The prospect of higher interest rates this year has undermined confidence, just when consumers appeared to be getting back on their feet after the shock of the highly infectious COVID-19 Omicron variant.
The weekly ANZ-Roy Morgan consumer confidence index – a pointer to future household spending – fell 1.9 per cent in the past week, reversing the gains of the week before.
The fall coincides with the much publicized commentary from the Reserve Bank governor Philip Lowe that there was now a “plausible scenario” in which the cash rate increases in 2022.
“That is a big shift from Lowe’s previous statements that interest rates may not go up until 2024,” ANZ head of Australian economics David Plank said.

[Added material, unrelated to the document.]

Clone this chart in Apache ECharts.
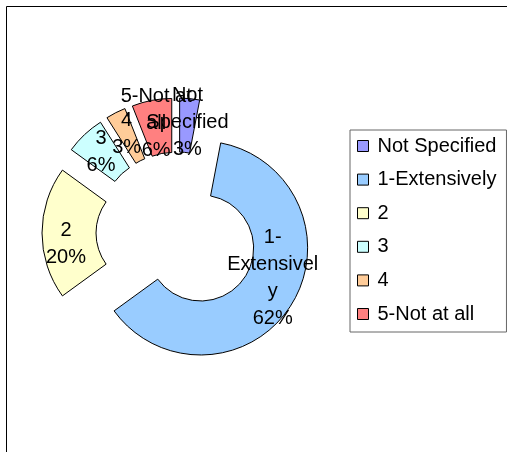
<!DOCTYPE html>
<html>
<head>
<meta charset="utf-8">
<script src="https://cdn.jsdelivr.net/npm/echarts@6/dist/echarts.min.js"></script>
<style>
  html, body { margin: 0; padding: 0; background: #fff; }
  #chart { width: 507px; height: 452px; }
</style>
</head>
<body>
<div id="chart"></div>
<script>
// slices, clockwise from 12 o'clock
const categories = ['Not Specified', '1-Extensively', '2', '3', '4', '5-Not at all']
const values = [3, 62, 20, 6, 3, 6]
// how the labels wrap inside the slices
const labelNames = ['Not\nSpecified', '1-\nExtensivel\ny', '2', '3', '4', '5-Not at\nall']
const colors = ['#9999FF', '#99CCFF', '#FFFFCC', '#CCFFFF', '#FFCC99', '#FF8080']

// small nudges so the inside labels sit where the original put them
const labelNudge = { 1: [2, -14], 2: [0, 11] }

const chart = echarts.init(document.getElementById('chart'))

const option = {
    animation: false,
    graphic: [
        {
            type: 'rect',
            shape: { x: 6.5, y: 6.5, width: 560, height: 500 },
            style: { fill: 'none', stroke: '#000', lineWidth: 1 },
            silent: true
        }
    ],
    legend: {
        orient: 'vertical',
        left: 350,
        top: 130,
        padding: [6, 10, 8, 7],
        itemWidth: 11,
        itemHeight: 11,
        itemGap: 13.6,
        icon: 'rect',
        borderColor: '#666',
        borderWidth: 1,
        itemStyle: { borderColor: '#000', borderWidth: 1 },
        textStyle: {
            fontFamily: 'Liberation Sans',
            fontSize: 20,
            lineHeight: 20,
            color: '#000',
            padding: [0, 0, 0, 4]
        },
        selectedMode: false,
        data: categories
    },
    series: [
        {
            type: 'pie',
            center: [177, 233],
            radius: [53, 107],
            startAngle: 90,
            clockwise: true,
            selectedMode: 'multiple',
            selectedOffset: 28,
            avoidLabelOverlap: false,
            minShowLabelAngle: 0,
            silent: true,
            itemStyle: { borderColor: '#000', borderWidth: 1 },
            select: { itemStyle: { borderColor: '#000', borderWidth: 1 } },
            label: {
                position: 'inside',
                fontFamily: 'Liberation Sans',
                fontSize: 20,
                lineHeight: 27,
                color: '#000',
                formatter: p => labelNames[p.dataIndex] + '\n' + Math.round(p.percent) + '%'
            },
            labelLayout: p => {
                const n = labelNudge[p.dataIndex] || [0, 0]
                return { hideOverlap: false, dx: n[0], dy: n[1] }
            },
            labelLine: { show: false },
            data: categories.map((name, i) => ({
                name,
                value: values[i],
                selected: true,
                itemStyle: { color: colors[i] }
            }))
        }
    ]
}

chart.setOption(option)
</script>
</body>
</html>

The survey found views on their current financial conditionsplunging 7.8 per cent, while future conditions were down 3.5 per cent.
Both sub-indices fell to their lowest levels since late 2020 when the economy was recovering from the second wave of the pandemic.

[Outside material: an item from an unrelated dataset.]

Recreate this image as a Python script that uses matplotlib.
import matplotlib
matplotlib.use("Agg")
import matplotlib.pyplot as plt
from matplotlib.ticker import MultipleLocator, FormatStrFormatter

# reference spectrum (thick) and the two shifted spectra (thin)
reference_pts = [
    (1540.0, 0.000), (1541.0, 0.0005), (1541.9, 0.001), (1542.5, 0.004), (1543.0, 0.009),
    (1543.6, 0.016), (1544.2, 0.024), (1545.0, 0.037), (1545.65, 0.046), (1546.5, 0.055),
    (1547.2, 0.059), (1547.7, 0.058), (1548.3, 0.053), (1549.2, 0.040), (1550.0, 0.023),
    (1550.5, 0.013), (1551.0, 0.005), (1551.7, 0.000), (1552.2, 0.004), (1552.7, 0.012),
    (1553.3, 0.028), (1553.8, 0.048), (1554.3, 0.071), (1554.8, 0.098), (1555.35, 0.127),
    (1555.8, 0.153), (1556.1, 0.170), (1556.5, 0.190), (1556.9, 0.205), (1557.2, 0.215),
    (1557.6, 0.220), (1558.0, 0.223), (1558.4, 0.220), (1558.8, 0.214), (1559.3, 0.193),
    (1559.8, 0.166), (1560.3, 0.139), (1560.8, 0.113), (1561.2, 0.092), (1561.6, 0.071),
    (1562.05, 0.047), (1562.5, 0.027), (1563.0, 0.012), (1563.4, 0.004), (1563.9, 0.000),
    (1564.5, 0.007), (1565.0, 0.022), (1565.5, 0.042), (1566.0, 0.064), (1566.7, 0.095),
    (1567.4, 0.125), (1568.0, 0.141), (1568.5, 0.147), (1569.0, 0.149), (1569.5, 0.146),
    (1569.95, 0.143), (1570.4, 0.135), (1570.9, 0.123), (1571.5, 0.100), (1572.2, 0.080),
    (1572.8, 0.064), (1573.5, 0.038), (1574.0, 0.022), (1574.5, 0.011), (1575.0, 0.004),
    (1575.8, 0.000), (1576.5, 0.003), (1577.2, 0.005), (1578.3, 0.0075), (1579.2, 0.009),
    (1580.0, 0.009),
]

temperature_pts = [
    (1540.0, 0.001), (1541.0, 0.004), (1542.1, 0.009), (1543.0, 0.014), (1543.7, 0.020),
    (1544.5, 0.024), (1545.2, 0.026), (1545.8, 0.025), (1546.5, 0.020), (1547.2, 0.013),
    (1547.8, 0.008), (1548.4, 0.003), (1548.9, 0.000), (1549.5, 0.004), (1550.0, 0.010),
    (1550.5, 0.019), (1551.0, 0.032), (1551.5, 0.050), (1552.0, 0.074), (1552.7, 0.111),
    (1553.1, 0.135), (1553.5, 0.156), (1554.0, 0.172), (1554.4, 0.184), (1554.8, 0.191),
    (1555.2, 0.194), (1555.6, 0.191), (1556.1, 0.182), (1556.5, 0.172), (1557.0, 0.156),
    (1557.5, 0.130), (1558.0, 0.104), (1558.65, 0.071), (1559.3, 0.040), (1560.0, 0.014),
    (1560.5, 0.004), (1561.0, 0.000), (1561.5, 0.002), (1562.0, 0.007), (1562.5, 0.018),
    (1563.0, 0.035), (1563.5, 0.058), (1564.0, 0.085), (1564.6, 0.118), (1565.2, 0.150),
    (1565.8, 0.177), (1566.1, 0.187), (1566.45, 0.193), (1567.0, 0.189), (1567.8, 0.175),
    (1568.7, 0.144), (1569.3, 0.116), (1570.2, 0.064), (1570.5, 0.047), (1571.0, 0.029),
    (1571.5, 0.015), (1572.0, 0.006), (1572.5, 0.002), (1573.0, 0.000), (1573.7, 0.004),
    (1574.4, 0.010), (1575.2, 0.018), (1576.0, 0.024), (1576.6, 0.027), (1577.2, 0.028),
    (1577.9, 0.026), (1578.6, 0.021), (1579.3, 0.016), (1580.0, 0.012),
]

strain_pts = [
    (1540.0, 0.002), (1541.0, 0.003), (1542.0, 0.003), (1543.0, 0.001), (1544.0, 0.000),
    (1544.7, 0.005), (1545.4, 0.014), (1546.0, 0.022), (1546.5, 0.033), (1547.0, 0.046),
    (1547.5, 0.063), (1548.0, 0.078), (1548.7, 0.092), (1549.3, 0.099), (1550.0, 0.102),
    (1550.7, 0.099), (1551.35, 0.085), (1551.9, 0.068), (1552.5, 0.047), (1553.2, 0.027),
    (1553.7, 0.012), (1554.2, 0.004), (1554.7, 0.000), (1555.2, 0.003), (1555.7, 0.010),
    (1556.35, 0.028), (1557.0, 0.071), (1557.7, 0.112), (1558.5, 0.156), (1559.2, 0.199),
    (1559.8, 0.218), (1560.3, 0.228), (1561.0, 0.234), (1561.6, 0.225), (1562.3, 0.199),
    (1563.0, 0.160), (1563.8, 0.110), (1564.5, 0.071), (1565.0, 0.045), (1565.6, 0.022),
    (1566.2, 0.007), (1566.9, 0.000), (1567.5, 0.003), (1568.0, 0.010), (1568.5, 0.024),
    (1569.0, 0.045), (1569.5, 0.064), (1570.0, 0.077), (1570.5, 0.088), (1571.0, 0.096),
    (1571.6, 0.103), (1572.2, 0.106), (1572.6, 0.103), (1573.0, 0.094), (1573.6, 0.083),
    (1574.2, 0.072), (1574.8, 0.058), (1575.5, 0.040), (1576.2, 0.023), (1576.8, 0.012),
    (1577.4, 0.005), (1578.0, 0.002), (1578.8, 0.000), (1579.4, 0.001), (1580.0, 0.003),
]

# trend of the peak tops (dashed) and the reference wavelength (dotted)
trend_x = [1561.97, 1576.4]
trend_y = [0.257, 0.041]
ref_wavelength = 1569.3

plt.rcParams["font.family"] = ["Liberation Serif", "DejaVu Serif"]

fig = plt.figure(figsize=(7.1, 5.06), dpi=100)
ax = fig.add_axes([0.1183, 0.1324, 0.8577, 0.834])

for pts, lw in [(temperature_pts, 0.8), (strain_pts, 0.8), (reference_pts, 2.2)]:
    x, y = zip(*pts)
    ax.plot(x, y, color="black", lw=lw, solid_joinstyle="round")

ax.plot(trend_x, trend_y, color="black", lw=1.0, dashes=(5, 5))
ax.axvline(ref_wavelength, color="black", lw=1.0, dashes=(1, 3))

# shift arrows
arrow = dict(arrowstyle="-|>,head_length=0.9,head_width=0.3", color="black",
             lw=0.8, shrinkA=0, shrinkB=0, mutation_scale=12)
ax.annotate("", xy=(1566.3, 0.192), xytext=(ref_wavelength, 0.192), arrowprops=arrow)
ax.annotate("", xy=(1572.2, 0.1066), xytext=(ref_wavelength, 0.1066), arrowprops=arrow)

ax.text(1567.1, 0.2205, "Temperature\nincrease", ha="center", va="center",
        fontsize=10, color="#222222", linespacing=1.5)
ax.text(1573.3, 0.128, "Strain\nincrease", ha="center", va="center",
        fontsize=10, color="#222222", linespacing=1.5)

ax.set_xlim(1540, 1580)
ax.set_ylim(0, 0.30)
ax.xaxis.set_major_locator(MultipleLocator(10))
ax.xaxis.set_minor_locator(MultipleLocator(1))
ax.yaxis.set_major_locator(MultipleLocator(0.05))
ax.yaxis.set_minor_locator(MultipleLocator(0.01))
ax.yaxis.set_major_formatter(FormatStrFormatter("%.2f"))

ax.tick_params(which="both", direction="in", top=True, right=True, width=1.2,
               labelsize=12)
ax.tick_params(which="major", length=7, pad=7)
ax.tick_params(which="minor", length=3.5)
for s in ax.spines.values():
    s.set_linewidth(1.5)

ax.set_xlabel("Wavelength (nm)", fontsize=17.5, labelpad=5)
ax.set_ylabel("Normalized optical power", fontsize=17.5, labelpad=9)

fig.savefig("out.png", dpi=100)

Western Australia suffered the biggest fall in confidence, dropping 8.1 per cent due to relatively high COVID-19 infections and bushfires in the state.

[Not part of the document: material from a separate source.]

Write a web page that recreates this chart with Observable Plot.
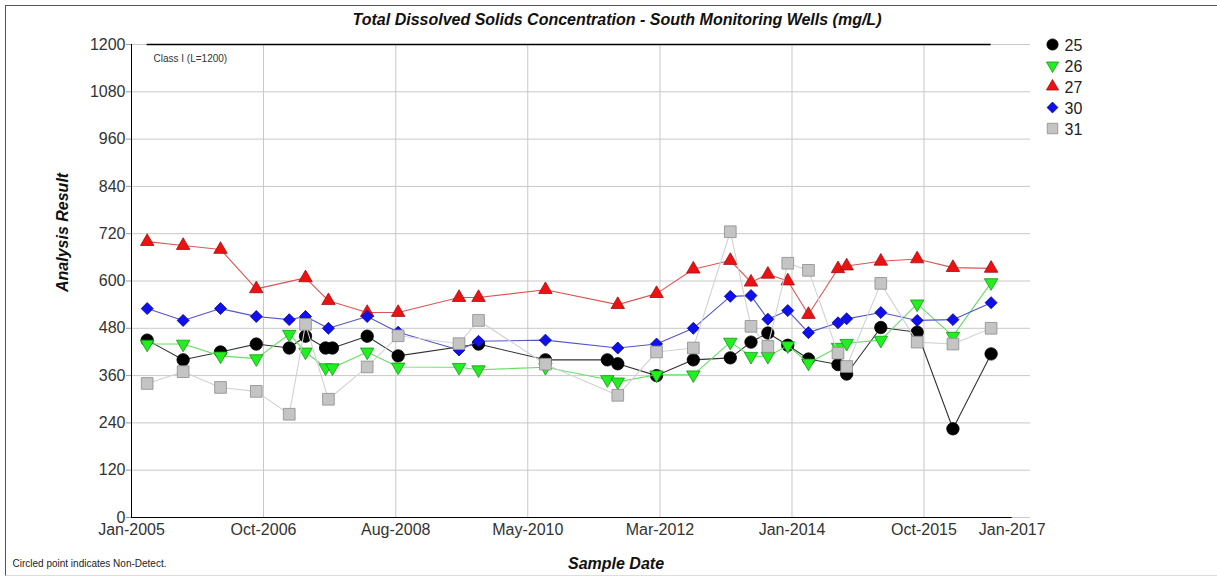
<!DOCTYPE html>
<html>
<head>
<meta charset="utf-8">
<script src="https://cdn.jsdelivr.net/npm/d3@7"></script>
<script src="https://cdn.jsdelivr.net/npm/@observablehq/plot@0.6"></script>
<style>
  body { margin: 0; background: #fff; }
  #wrap { position: relative; width: 1217px; height: 576px; overflow: hidden; background: #fff; }
  #wrap svg { position: absolute; left: 0; top: 0; }
  #border { position: absolute; left: 5px; top: 5px; width: 1212px; height: 569px;
            border-left: 1px solid #555; border-top: 1px solid #555; border-bottom: 1px solid #ddd;
            pointer-events: none; }
</style>
</head>
<body>
<div id="wrap"><div id="border"></div></div>
<script>
// ---------- data ----------
const sampleDates = [
  "2005-03-20","2005-09-15","2006-03-20","2006-09-14","2007-02-25","2007-05-17",
  "2007-08-25","2007-09-08","2007-09-28","2008-03-19","2008-08-20","2009-06-19",
  "2009-09-24","2010-08-23","2011-06-27","2011-08-18","2012-02-27","2012-08-28",
  "2013-02-28","2013-06-11","2013-09-03","2013-12-11","2014-03-24","2014-08-18",
  "2014-09-30","2015-03-19","2015-09-16","2016-03-12","2016-09-18"
];
const well25 = [450,400,420,440,430,460,430,null,430,460,410,null,440,400,400,390,360,400,405,445,468,437,402,388,364,482,470,225,415];
const well26 = [440,440,410,403,465,420,380,null,380,420,382,381,375,381,350,344,362,362,445,409,409,436,392,432,442,450,542,460,596];
const well27 = [700,690,680,580,null,608,null,550,null,520,520,558,558,578,null,540,568,630,652,597,617,600,515,631,638,650,656,634,632];
const well30 = [530,500,530,510,502,510,null,480,null,510,470,425,447,450,null,430,440,480,561,563,503,525,469,494,504,520,500,502,545];
const well31 = [340,370,330,320,262,490,null,300,null,382,461,441,500,389,null,310,420,430,725,485,434,645,627,417,383,594,445,440,480];

const wellNames = ["25", "26", "27", "30", "31"];
const wellValues = [well25, well26, well27, well30, well31];

const xTickDates  = ["2005-01-01","2006-10-20","2008-08-08","2010-05-27","2012-03-15","2014-01-01","2015-10-20","2017-01-01"];
const xTickLabels = ["Jan-2005","Oct-2006","Aug-2008","May-2010","Mar-2012","Jan-2014","Oct-2015","Jan-2017"];
const xDomain = ["2005-01-01", "2017-04-02"];
const yTicks = [0, 120, 240, 360, 480, 600, 720, 840, 960, 1080, 1200];
const limitValue = 1200;
const limitLabel = "Class I (L=1200)";
const titleText = "Total Dissolved Solids Concentration - South Monitoring Wells (mg/L)";
const yLabel = "Analysis Result";
const xLabel = "Sample Date";
const footnote = "Circled point indicates Non-Detect.";

// ---------- styles ----------
const triangleDown = {
  draw(context, size) {
    const s3 = Math.sqrt(3);
    const y = -Math.sqrt(size / (s3 * 3));
    context.moveTo(0, -y * 2);
    context.lineTo(-s3 * y, y);
    context.lineTo(s3 * y, y);
    context.closePath();
  }
};
const styles = {
  "25": {symbol: "circle",   r: 6.2, fill: "#000000", stroke: "#000000", line: "#333333"},
  "26": {symbol: triangleDown, r: 5.0, fill: "#22ee22", stroke: "#119911", line: "#66dd66"},
  "27": {symbol: "triangle", r: 5.0, fill: "#ee1111", stroke: "#991111", line: "#dd5555"},
  "30": {symbol: "diamond2", r: 5.4, fill: "#1010ee", stroke: "#000088", line: "#5555cc"},
  "31": {symbol: "square",   r: 6.6, fill: "#c4c4c4", stroke: "#8c8c8c", line: "#d2d2d2"}
};

// ---------- build ----------
const parse = s => new Date(s + "T00:00:00Z");
const dates = sampleDates.map(parse);
const series = wellNames.map((w, k) => ({
  well: w,
  rows: dates.map((d, i) => ({date: d, value: wellValues[k][i], well: w})).filter(r => r.value != null)
}));
const allRows = series.flatMap(s => s.rows);
const firstDate = d3.min(allRows, r => r.date);
const lastDate = d3.max(allRows, r => r.date);
const tickDates = xTickDates.map(parse);
const labelByTime = new Map(tickDates.map((d, i) => [+d, xTickLabels[i]]));
const x0 = parse(xDomain[0]);

const font = "'Liberation Sans', Arial, sans-serif";

const marks = [
  Plot.gridY(yTicks, {stroke: "#c8c8c8", strokeOpacity: 1}),
  Plot.gridX(tickDates.slice(1, -1), {stroke: "#c8c8c8", strokeOpacity: 1}),
  Plot.ruleY([0], {x1: () => x0, x2: () => tickDates[tickDates.length - 1], stroke: "#000"}),
  Plot.ruleX([x0], {stroke: "#000"}),
  Plot.ruleY([limitValue], {x1: () => firstDate, x2: () => lastDate, stroke: "#000", strokeWidth: 1.6}),
  Plot.axisY(yTicks, {tickSize: 5, tickPadding: 1, stroke: "#999", fill: "#333", fontSize: 16, label: null, tickFormat: d => String(d)}),
  Plot.axisX(tickDates, {tickSize: 0, tickPadding: 6, fill: "#333", fontSize: 16, label: null, tickFormat: d => labelByTime.get(+d)}),
  Plot.text([limitLabel], {frameAnchor: "top-left", lineAnchor: "middle", dx: 22, dy: 14, text: d => d, textAnchor: "start", fontSize: 10, fill: "#333"}),
  Plot.text([titleText], {frameAnchor: "top", lineAnchor: "middle", dx: 36, dy: -25, text: d => d, fontSize: 16, fontWeight: "bold", fontStyle: "italic", fill: "#111"}),
  Plot.text([yLabel], {frameAnchor: "left", lineAnchor: "middle", dx: -69, dy: 11, rotate: -90, text: d => d, fontSize: 16, fontWeight: "bold", fontStyle: "italic", fill: "#111"}),
  Plot.text([xLabel], {frameAnchor: "bottom", lineAnchor: "middle", dx: 35, dy: 46, text: d => d, fontSize: 16, fontWeight: "bold", fontStyle: "italic", fill: "#111"}),
  Plot.text([footnote], {frameAnchor: "bottom-left", lineAnchor: "middle", dx: -119, dy: 46, text: d => d, textAnchor: "start", fontSize: 10, fill: "#222"})
];

for (const s of series) {
  const st = styles[s.well];
  marks.push(Plot.line(s.rows, {x: "date", y: "value", stroke: st.line, strokeWidth: 1.1}));
  marks.push(Plot.dot(s.rows, {x: "date", y: "value", symbol: st.symbol, r: st.r, fill: st.fill, stroke: st.stroke, strokeWidth: 0.8}));
}

wellNames.forEach((w, i) => {
  const st = styles[w];
  marks.push(Plot.dot([w], {frameAnchor: "top-right", dx: 22, dy: i * 21, symbol: st.symbol, r: st.r * 0.9, fill: st.fill, stroke: st.stroke, strokeWidth: 0.8}));
  marks.push(Plot.text([w], {frameAnchor: "top-right", lineAnchor: "middle", dx: 34, dy: i * 21 + 1, text: d => d, textAnchor: "start", fontSize: 16, fill: "#222"}));
});

const chart = Plot.plot({
  width: 1217,
  height: 576,
  marginLeft: 131,
  marginRight: 187,
  marginTop: 44,
  marginBottom: 59,
  style: {fontFamily: font, fontSize: "16px", color: "#222", background: "transparent", overflow: "visible"},
  x: {type: "utc", domain: xDomain.map(parse)},
  y: {domain: [0, 1200]},
  marks
});
document.getElementById("wrap").insertBefore(chart, document.getElementById("border"));
</script>
</body>
</html>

However, separate data showed early signs that the impact from Omicron variant on spending could be short-lived after taking a hit in late December and into January.
The Commonwealth Bank household spending intentions index fell 10 per cent to 103.8 in January, with Omicron likely accounting for a meaningful share of this drop.
The index combines an analysis of CBA payments data, loan applications and publicly available search activity on Google Trends.
“It is no surprise that spending intentions fell more than normal in January due to the spread of Omicron, with the biggest declines seen in the retail, entertainment and household services sectors,” CBA chief economist Stephen Halmarick said.
However, the bank’s latest credit and debit card data for the week ending February 4 shows a broad-based pick up in spending growth, suggesting consumer spending likely troughed in early January and has been steadily improving since.
“We continue to expect the Australian economy to grow by close to five per cent in 2022,” Mr Halmarick said.
Meanwhile, National Australia Bank will release its monthly business survey for January later on Tuesday.
In December, business confidence – a guide to future investment and hiring – slumped as Omicron emerged in late in 2021, falling to a level below that seen at the beginning of the Delta strain lockdowns.
Business conditions, however, held relatively steady.